O que a gente precisa neste momento é diminuir o tamanho de regramentos, porque o momento é excepcional, atípico. Esse recurso da reserva internacional não pode ser usado. Tem que flexibilizar. E a gente além disso vai ter um aumento de endividamento. Precisamos ter uma boa coordenação de expectativa, o governo precisa convencer os investidores de que isso é necessário agora para reanimar a economia.

P - O governo tem dito que no momento seguinte é preciso retomar a agenda de reformas e privatizações. Qual sua opinião?

FT - Algumas são fundamentais e já passaram da hora, como a tributária e alguma reforma administrativa, sobretudo para tornar mais justas as remunerações, gratificações e distribuição de carreira no setor público.
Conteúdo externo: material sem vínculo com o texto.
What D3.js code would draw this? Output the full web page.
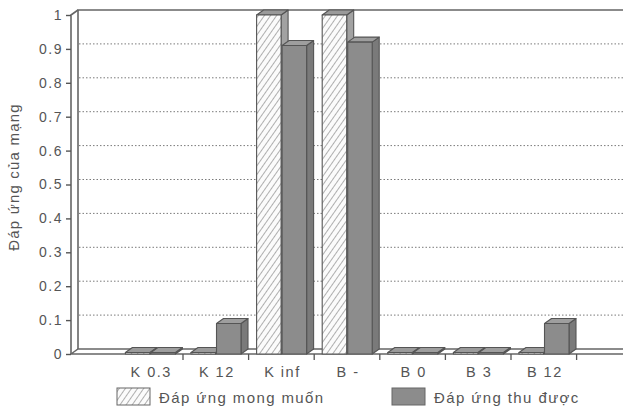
<!DOCTYPE html>
<html>
<head>
<meta charset="utf-8">
<script src="https://cdn.jsdelivr.net/npm/d3@7/dist/d3.min.js"></script>
<style>
  html, body { margin: 0; padding: 0; background: #ffffff; }
  svg { display: block; }
  text { font-family: "Liberation Sans", Arial, sans-serif; fill: #555; }
</style>
</head>
<body>
<script>
// Network response per test pattern
const categories = ["K 0.3", "K 12", "K inf", "B -", "B 0", "B 3", "B 12"];
const desired = [0, 0, 1, 1, 0, 0, 0];
const obtained = [0, 0.09, 0.91, 0.92, 0, 0, 0.09];
const seriesNames = ["Đáp ứng mong muốn", "Đáp ứng thu được"];
const yTickValues = [0, 0.1, 0.2, 0.3, 0.4, 0.5, 0.6, 0.7, 0.8, 0.9, 1];
const yTickLabels = ["0", "0.1", "0.2", "0.3", "0.4", "0.5", "0.6", "0.7", "0.8", "0.9", "1"];
const yTitle = "Đáp ứng của mạng";

const W = 623, H = 412;
const DX = 7, DY = 5;           // depth of the 3D box
const axisX = 71;               // front edge of the left wall
const wallRight = 640;          // box runs past the right edge

const svg = d3.select("body").append("svg").attr("width", W).attr("height", H);

const y = d3.scaleLinear().domain([0, 1]).range([354, 15]);
const x = d3.scaleBand().domain(categories).range([117.4, 576.6]).padding(0);
const sub = d3.scaleBand().domain([0, 1]).range([8, 58]).paddingInner(0.04);

// patterns
const defs = svg.append("defs");
const hatch = defs.append("pattern").attr("id", "hatch")
  .attr("patternUnits", "userSpaceOnUse").attr("width", 5).attr("height", 5)
  .attr("patternTransform", "rotate(35)");
hatch.append("rect").attr("width", 5).attr("height", 5).attr("fill", "#fbfbfb");
hatch.append("line").attr("x1", 0).attr("y1", 0).attr("x2", 0).attr("y2", 5)
  .attr("stroke", "#707070").attr("stroke-width", 1.1);

const y0 = y(0);

// back wall and left wall
svg.append("path")
  .attr("d", `M${axisX + DX},${y0 - DY}V${y(1) - DY}H${wallRight}`)
  .attr("fill", "none").attr("stroke", "#666").attr("stroke-width", 1.6);
svg.append("path")
  .attr("d", `M${axisX},${y0}V${y(1)}L${axisX + DX},${y(1) - DY}`)
  .attr("fill", "none").attr("stroke", "#666").attr("stroke-width", 1.6);

// dotted grid on the back wall
svg.append("g").selectAll("line")
  .data(yTickValues.filter(v => v > 0 && v < 1))
  .join("line")
  .attr("x1", axisX + DX + 1).attr("x2", wallRight)
  .attr("y1", d => y(d) - DY).attr("y2", d => y(d) - DY)
  .attr("stroke", "#7a7a7a").attr("stroke-width", 1)
  .attr("stroke-dasharray", "1.5,2");

// floor
svg.append("path")
  .attr("d", `M${axisX},${y0}L${axisX + DX},${y0 - DY}H${wallRight}V${y0}Z`)
  .attr("fill", "#ffffff").attr("stroke", "#666").attr("stroke-width", 1.5);

// bars as 3D boxes
const series = [
  { values: desired, front: "url(#hatch)", top: "#9a9a9a", side: "#a2a2a2" },
  { values: obtained, front: "#8c8c8c", top: "#9e9e9e", side: "#7a7a7a" }
];

const barGroup = svg.append("g");
categories.forEach((c, i) => {
  series.forEach((s, k) => {
    const v = s.values[i];
    const bx = x(c) + sub(k);
    const bw = sub.bandwidth();
    const yt = v > 0 ? y(v) : y0 - 1.5;
    const g = barGroup.append("g").attr("stroke", "#555").attr("stroke-width", 1.1)
      .attr("stroke-linejoin", "round");
    // side face
    g.append("path")
      .attr("d", `M${bx + bw},${yt}L${bx + bw + DX},${yt - DY}V${y0 - DY}L${bx + bw},${y0}Z`)
      .attr("fill", s.side);
    // top face
    g.append("path")
      .attr("d", `M${bx},${yt}L${bx + DX},${yt - DY}H${bx + bw + DX}L${bx + bw},${yt}Z`)
      .attr("fill", s.top);
    // front face
    g.append("rect")
      .attr("x", bx).attr("y", yt).attr("width", bw).attr("height", y0 - yt)
      .attr("fill", s.front);
  });
});

// y axis
const yAxis = d3.axisLeft(y).tickValues(yTickValues)
  .tickFormat((d, i) => yTickLabels[i]).tickSize(5).tickPadding(3);
const yg = svg.append("g").attr("transform", `translate(${axisX},0)`).call(yAxis);
yg.select(".domain").remove();
yg.selectAll(".tick line").attr("stroke", "#555").attr("stroke-width", 1.4);
yg.selectAll(".tick text").attr("fill", "#555")
  .style("font-family", "'Liberation Sans', Arial, sans-serif")
  .style("font-size", "14px").style("letter-spacing", "1.5px");

// x axis: labels at band centres, ticks on band boundaries
const xg = svg.append("g").attr("transform", `translate(0,${y0})`);
xg.selectAll("line.tick")
  .data(categories.slice(1).map(c => x(c)).concat([x(categories[categories.length - 1]) + x.bandwidth()]))
  .join("line").attr("class", "tick")
  .attr("x1", d => d).attr("x2", d => d).attr("y1", 0).attr("y2", 6)
  .attr("stroke", "#555").attr("stroke-width", 1.3);
xg.selectAll("text")
  .data(categories)
  .join("text")
  .attr("x", c => x(c) + x.bandwidth() / 2 + 1)
  .attr("y", 23)
  .attr("text-anchor", "middle")
  .style("font-size", "14.5px").style("letter-spacing", "1.5px")
  .text(c => c);

// y axis title
svg.append("text")
  .attr("transform", `translate(19,177) rotate(-90)`)
  .attr("text-anchor", "middle")
  .style("font-size", "15px").style("letter-spacing", "1.2px")
  .text(yTitle);

// legend
const legendX = [117, 392];
const lg = svg.append("g");
series.forEach((s, k) => {
  lg.append("rect")
    .attr("x", legendX[k]).attr("y", 388).attr("width", 33).attr("height", 17)
    .attr("fill", s.front).attr("stroke", "#666").attr("stroke-width", 1);
  lg.append("text")
    .attr("x", legendX[k] + 42).attr("y", 402.5)
    .style("font-size", "15px").style("letter-spacing", "1.4px")
    .text(seriesNames[k]);
});
</script>
</body>
</html>
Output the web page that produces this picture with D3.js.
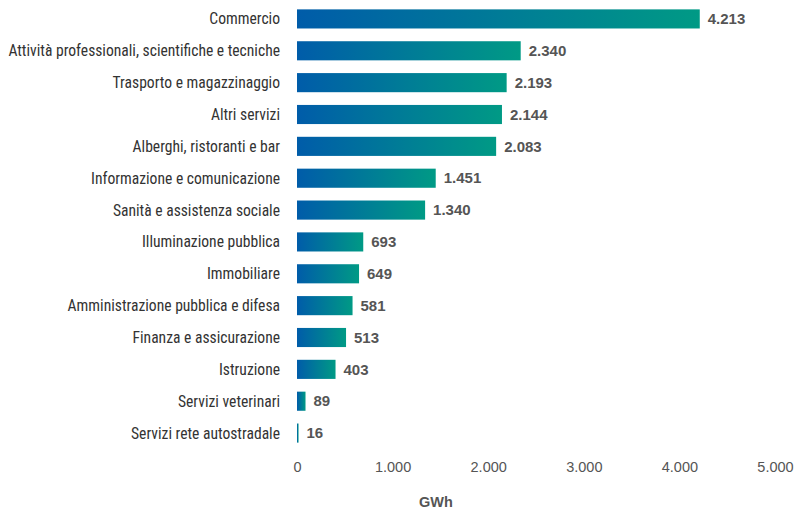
<!DOCTYPE html>
<html><head><meta charset="utf-8">
<script src="https://cdn.jsdelivr.net/npm/d3@7"></script>
<style>body{margin:0;background:#fff}svg{display:block}</style>
</head><body>
<svg id="chart" width="805" height="510"></svg>
<script>
const categories = ["Commercio","Attività professionali, scientifiche e tecniche","Trasporto e magazzinaggio","Altri servizi","Alberghi, ristoranti e bar","Informazione e comunicazione","Sanità e assistenza sociale","Illuminazione pubblica","Immobiliare","Amministrazione pubblica e difesa","Finanza e assicurazione","Istruzione","Servizi veterinari","Servizi rete autostradale"];
const values = [4213,2340,2193,2144,2083,1451,1340,693,649,581,513,403,89,16];
const tickValues = [0,1000,2000,3000,4000,5000];
const tickLabels = ["0","1.000","2.000","3.000","4.000","5.000"];
const axisTitle = "GWh";

const svg = d3.select("#chart");
const x = d3.scaleLinear().domain([0,5000]).range([297,775]);
const y = d3.scaleBand().domain(categories).range([3,449]).paddingInner(0.4).paddingOuter(0.2);
const fmt = v => d3.format(",")(v).replace(/,/g,".");

const defs = svg.append("defs");
const g = defs.append("linearGradient").attr("id","grad").attr("x1","0").attr("x2","1").attr("y1","0").attr("y2","0");
g.append("stop").attr("offset","0%").attr("stop-color","#005ca9");
g.append("stop").attr("offset","100%").attr("stop-color","#009a85");

const font = "'Liberation Sans Narrow','Roboto Condensed','Liberation Sans',Arial,sans-serif";

svg.selectAll("rect.bar").data(values).join("rect").attr("class","bar")
  .attr("x", x(0)).attr("y",(d,i)=>y(categories[i]))
  .attr("width", d=>x(d)-x(0)).attr("height", y.bandwidth())
  .attr("fill","url(#grad)");

svg.selectAll("text.cat").data(categories).join("text").attr("class","cat")
  .attr("x",280).attr("y",d=>y(d)+y.bandwidth()/2).attr("dy","0.35em")
  .attr("text-anchor","end").attr("font-family",font).attr("font-size",15.6)
  .attr("fill","#333").text(d=>d);

svg.selectAll("text.val").data(values).join("text").attr("class","val")
  .attr("x",d=>x(d)+8).attr("y",(d,i)=>y(categories[i])+y.bandwidth()/2).attr("dy","0.35em")
  .attr("font-family","'Liberation Sans',Arial,sans-serif").attr("font-weight","bold").attr("font-size",15)
  .attr("fill","#555").text(d=>fmt(d));

const axis = d3.axisBottom(x).tickValues(tickValues).tickFormat((d,i)=>tickLabels[i]).tickSize(0).tickPadding(0);
const ax = svg.append("g").attr("transform","translate(0,462)").call(axis);
ax.select(".domain").remove();
ax.selectAll("text").attr("font-family","'Liberation Sans',Arial,sans-serif").attr("font-size",14.5).attr("fill","#555").attr("dy","0.71em");

svg.append("text").attr("x",436).attr("y",507).attr("text-anchor","middle")
  .attr("font-family","'Liberation Sans',Arial,sans-serif").attr("font-weight","bold").attr("font-size",14.5)
  .attr("fill","#555").text(axisTitle);
</script>
</body></html>
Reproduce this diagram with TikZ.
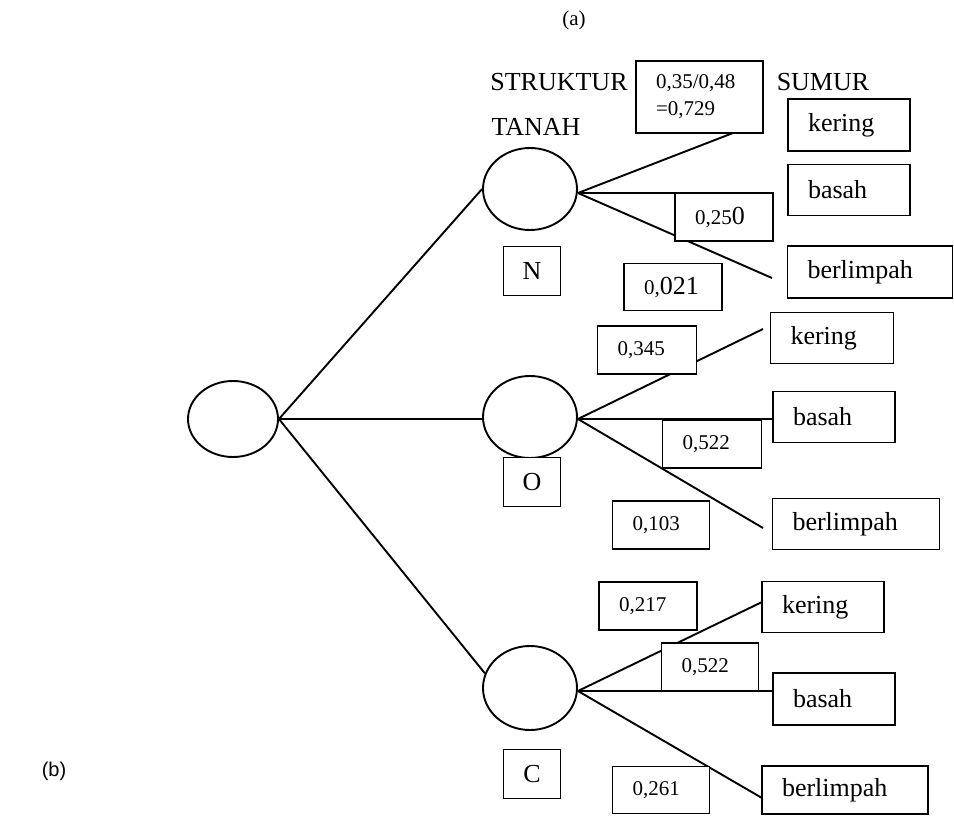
\documentclass[tikz,border=0pt]{standalone}
\usepackage{fontspec}
\setmainfont{Liberation Serif}
\setsansfont{Liberation Sans}
\usetikzlibrary{shapes.geometric}
\begin{document}
\begin{tikzpicture}[x=1pt, y=-1pt, line width=1.9pt,
  chance/.style={draw, ellipse, inner sep=0pt},
  esz/.style 2 args={minimum width=#1pt, minimum height=#2pt},
  % box of given width and height, text set flush left with a fixed indent
  bx/.style n args={3}{minimum width=#1pt, minimum height=#2pt, text width=#3pt, align=left},
  lbox/.style={draw, fill=white, rectangle, inner sep=0pt, font=\fontsize{26}{30}\selectfont},
  pbox/.style={draw, fill=white, rectangle, inner sep=0pt, font=\fontsize{21}{27}\selectfont},
  head/.style={inner sep=0pt, font=\fontsize{26}{30}\selectfont}]

\useasboundingbox (0,0) rectangle (954,816);

% titles
\node[inner sep=0pt, font=\fontsize{21}{25}\selectfont] (ta) at (574,20) {(a)};
\node[inner sep=0pt, font=\sffamily\fontsize{20}{24}\selectfont] (tb) at (54,771) {(b)};
\node[head] (hs) at (559,82) {STRUKTUR};
\node[head] (ht) at (536,127) {TANAH};
\node[head] (hw) at (823,82) {SUMUR};

% chance nodes
\node[chance, esz={90}{76}] (R) at (233,419) {};
\node[chance, esz={94}{82}] (N) at (530,189) {};
\node[chance, esz={94}{82}] (O) at (530,417) {};
\node[chance, esz={94}{84}] (C) at (530,688) {};

% branch origins on the right of each chance node
\coordinate (oN) at ([yshift=-4pt]N.east);
\coordinate (oO) at ([yshift=-2pt]O.east);
\coordinate (oC) at ([yshift=-3pt]C.east);

% free ends of the branches
\coordinate (eNk) at (733,133);
\coordinate (eNb) at (773,193);
\coordinate (eNl) at (772,278);
\coordinate (eOk) at (763,329);
\coordinate (eOb) at (773,419);
\coordinate (eOl) at (763,528);
\coordinate (eCk) at (762,602);
\coordinate (eCb) at (773,691);
\coordinate (eCl) at (762,798);

% first-level branches
\draw (R.east) -- (N.west);
\draw (R.east) -- (O.west |- R.east);
\draw (R.east) -- (C.162);

% second-level branches
\draw (oN) -- (eNk);
\draw (oN) -- (eNb);
\draw (oN) -- (eNl);
\draw (oO) -- (eOk);
\draw (oO) -- (eOb);
\draw (oO) -- (eOl);
\draw (oC) -- (eCk);
\draw (oC) -- (eCb);
\draw (oC) -- (eCl);

% soil structure labels
\node[lbox, esz={57}{49}] (sN) at (532,271) {N};
\node[lbox, esz={57}{49}] (sO) at (532,482) {O};
\node[lbox, esz={57}{49}] (sC) at (532,774) {C};

% well outcomes
\node[lbox, bx={122}{52}{82}] (kN) at (849,125) {kering};
\node[lbox, bx={122}{51}{82}] (bN) at (849,190) {basah};
\node[lbox, bx={165}{52}{125}] (lN) at (870,272) {berlimpah};
\node[lbox, bx={123}{51}{83}] (kO) at (832,338) {kering};
\node[lbox, bx={122}{51}{82}] (bO) at (834,417) {basah};
\node[lbox, bx={167}{51}{127}] (lO) at (856,524) {berlimpah};
\node[lbox, bx={122}{51}{82}] (kC) at (823,607) {kering};
\node[lbox, bx={122}{52}{82}] (bC) at (834,699) {basah};
\node[lbox, bx={166}{48}{126}] (lC) at (845,790) {berlimpah};

% probabilities
\node[pbox, bx={127}{72}{87}] (p729) at (699.5,97) {0,35/0,48\\=0,729};
\node[pbox, bx={98}{48}{58}] (p250) at (724,217) {0,25{\fontsize{26}{30}\selectfont 0}};
\node[pbox, bx={98}{47}{58}] (p021) at (673,287) {0,{\fontsize{26}{30}\selectfont 021}};
\node[pbox, bx={99}{48}{59}] (p345) at (647,350) {0,345};
\node[pbox, bx={99}{48}{59}] (p522a) at (712,444) {0,522};
\node[pbox, bx={97}{48}{57}] (p103) at (661,525) {0,103};
\node[pbox, bx={98}{48}{58}] (p217) at (648,606) {0,217};
\node[pbox, bx={97}{48}{57}] (p522b) at (710,667) {0,522};
\node[pbox, bx={97}{47}{57}] (p261) at (661,790) {0,261};

\end{tikzpicture}
\end{document}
Privatização logo após uma crise é muito ruim para o setor público, porque o preço das empresas vai estar muito baixo. Imagina vender agora uma Eletrobras, que tem ação em Bolsa. Tem que esperar um pouco.

P - É o caso de flexibilizar o teto de gastos?

FT - A gente tem visto que meramente fazer o ajuste fiscal não vai levar a crescimento e. Aprovamos a PEC do Teto em 2016, e o crescimento não sai de 1%. Defendo revogar, mas isso não quer dizer que eu seja a favor de irresponsabilidade fiscal. Uma meta de primário correlacionada com a arrecadação tributária é a forma mais racional de administrar as finanças públicas. A PEC do Teto é muito míope, só buscou contingenciar gasto público primário. Não permitiu válvula de escape nenhuma.

P - Como o sr. compara essa crise com a de 1929, que levou à era de ouro do keynesianismo?

FT - O tombo pode ser tão grande quanto o de 1929, mas a permanência dessa queda não será. A gente aprendeu a enfrentar crises. Na de 1929, houve uma demora para uma resposta. O New Deal só veio no meio dos anos 30. Agora, os Estados já estão atuando, como Japão, Alemanha, Itália, França, Espanha, tomando medidas equivalentes a 20% do PIB.

P - O sr. tem amigos economistas liberais?

FT - Sim.

P - E como está sendo saborear esse momento, depois de tantos anos apanhando?

FT - Tem sido legal [risos]. Eu percebo que vários colegas de fato agora dizem: "o Estado tem que agir, não tem jeito, é o Estado que vai ter que gastar". E eles carregam uma preocupação que a gente tem de ter mesmo, que é de qual o momento que o Estado deve começar a diminuir a sua atuação.

P - Conseguiu converter algum liberal ao keynesianismo?

FT - Isso não consegui ainda. Aí é demais, é a mesma coisa que tentar convencer palmeirense a virar corintiano.